Tout commence par le mécontentement d’un publicain, John Mitchell, de Horseshoe Bay, à Vancouver. En effet, à cause d’une grève de la brasserie, en 1979, les tireuses à bière Carling dans son établissement, le Troller Pub, s’assèchent plusieurs semaines durant. C’est alors que John Mitchell, en s’inspirant des ales en fût de son Angleterre natale, décide de faire équipe avec l’ancien brasseur Frank Appleton (qui a quitté Carling parce qu’il détestait brasser des bières sans goût) et de créer la première brasserie artisanale du Canada à l’aide de vieux équipements laitiers. Pour rembourser son investissement, John Mitchell calcule qu’il lui faut vendre au moins un baril de sa bière par jour au Troller Pub. Dès le premier jour d’ouverture, en 1982, il en vend sept.
Premier engouement
Inspiré par l’émergence de la scène du microbrassage et du brassage à domicile aux États-Unis, des entrepreneurs canadiens commencent à installer des cuves de brassage (contenants isolés dans lesquels un mélange de céréales et d’eau est chauffé durant le processus de brassage ou de distillation). C’est ainsi qu’apparaissent les premières microbrasseries (néologisme exprimant un brassage indépendant de plus petite envergure) du Canada en 1984 : Granville Island, à Vancouver, Colombie-Britannique, et Brick Brewing, à Waterloo, en Ontario. Alors, 5 ans plus tard, quelque 42 nouvelles brasseries ouvrent leurs portes, surtout en Ontario et en Colombie-Britannique, et produisent de nouvelles variétés de bières, comme la stout, la pale ale et les witbiers allemandes (bières au blé), qui n’ont pas été vues au Canada depuis des décennies. De plus, ces microbrasseries ont tendance à moins utiliser le maïs et le riz, au profit de l’orge, ce qui crée des bières avec plus de caractère que les lagers légères du commerce. Les nouvelles lagers et ales sont conçues en fonction de leur goût, et non pour leur durée de vie sur les étalages.
Ce ne sont toutefois pas tous les Canadiens qui apprécient ces bières audacieuses.
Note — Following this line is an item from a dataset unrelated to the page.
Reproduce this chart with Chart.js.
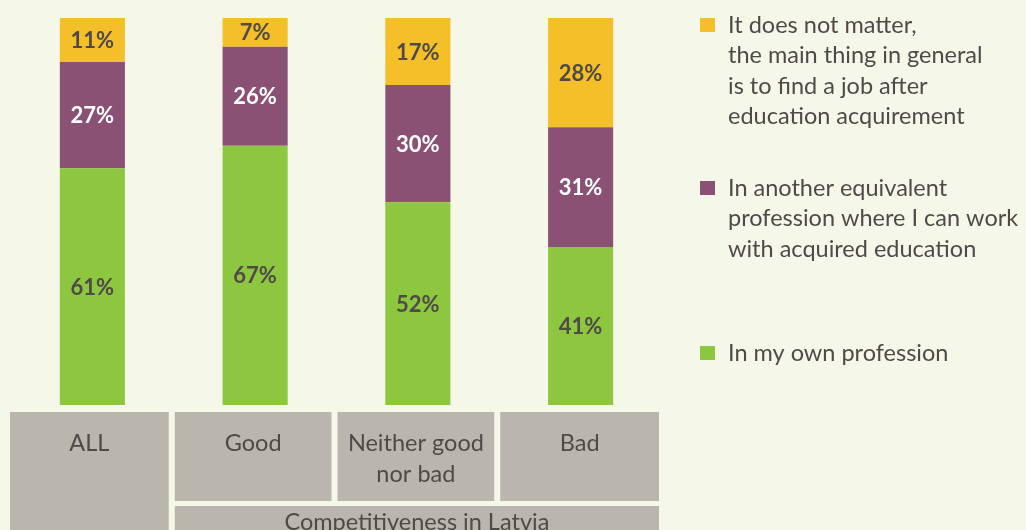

Ce ne sont pas toutes les nouvelles brasseries qui produisent de bonnes bières. Au début des années 1990, de nombreux nouveaux joueurs font faillite, dont Mountain Ales Corp et Bryant’s Brewing, en Colombie-Britannique; Halton County Brewing, York Brewing et Conners Brewery, en Ontario; Highland Breweries, à l’île du Cap-Breton. Ce concours de circonstances mène certains à parler d’une période de ralentissement. Toutefois, selon Stephen Beaumont, coauteur de The World Atlas of Beer, qui retrace l’histoire de la scène du brassage au Canada depuis 1990, il s’agit « plutôt d’un écumage des moins bons joueurs, comme cela doit arriver quand n’importe quelle industrie atteint la maturité. Si l’on observe le nombre total de brasseries, on voit qu’il ne cesse d’augmenter de la fin des années 1990 au début des années 2000, ce qui suggère sans aucun doute que le marché de la microbrasserie artisanale est en santé, voire solide, à l’époque ».
Plein essor
La folie pour le houblon que le mouvement de la bière artisanale engendre chez les Américains finit par toucher le Canada de plein fouet, aidée par l’émergence d’un mouvement pour la nourriture locale, qui se concentre sur les plus petits producteurs des régions. En 2001, lorsqu’est publiée la deuxième édition de Great Canadian Beer Guide, de Stephen Beaumont, on compte 163 brasseries dans toutes les provinces du Canada et au Yukon. Une décennie plus tard, plus de 300 brasseries artisanales sont en activité et 100 autres sont dans les plans.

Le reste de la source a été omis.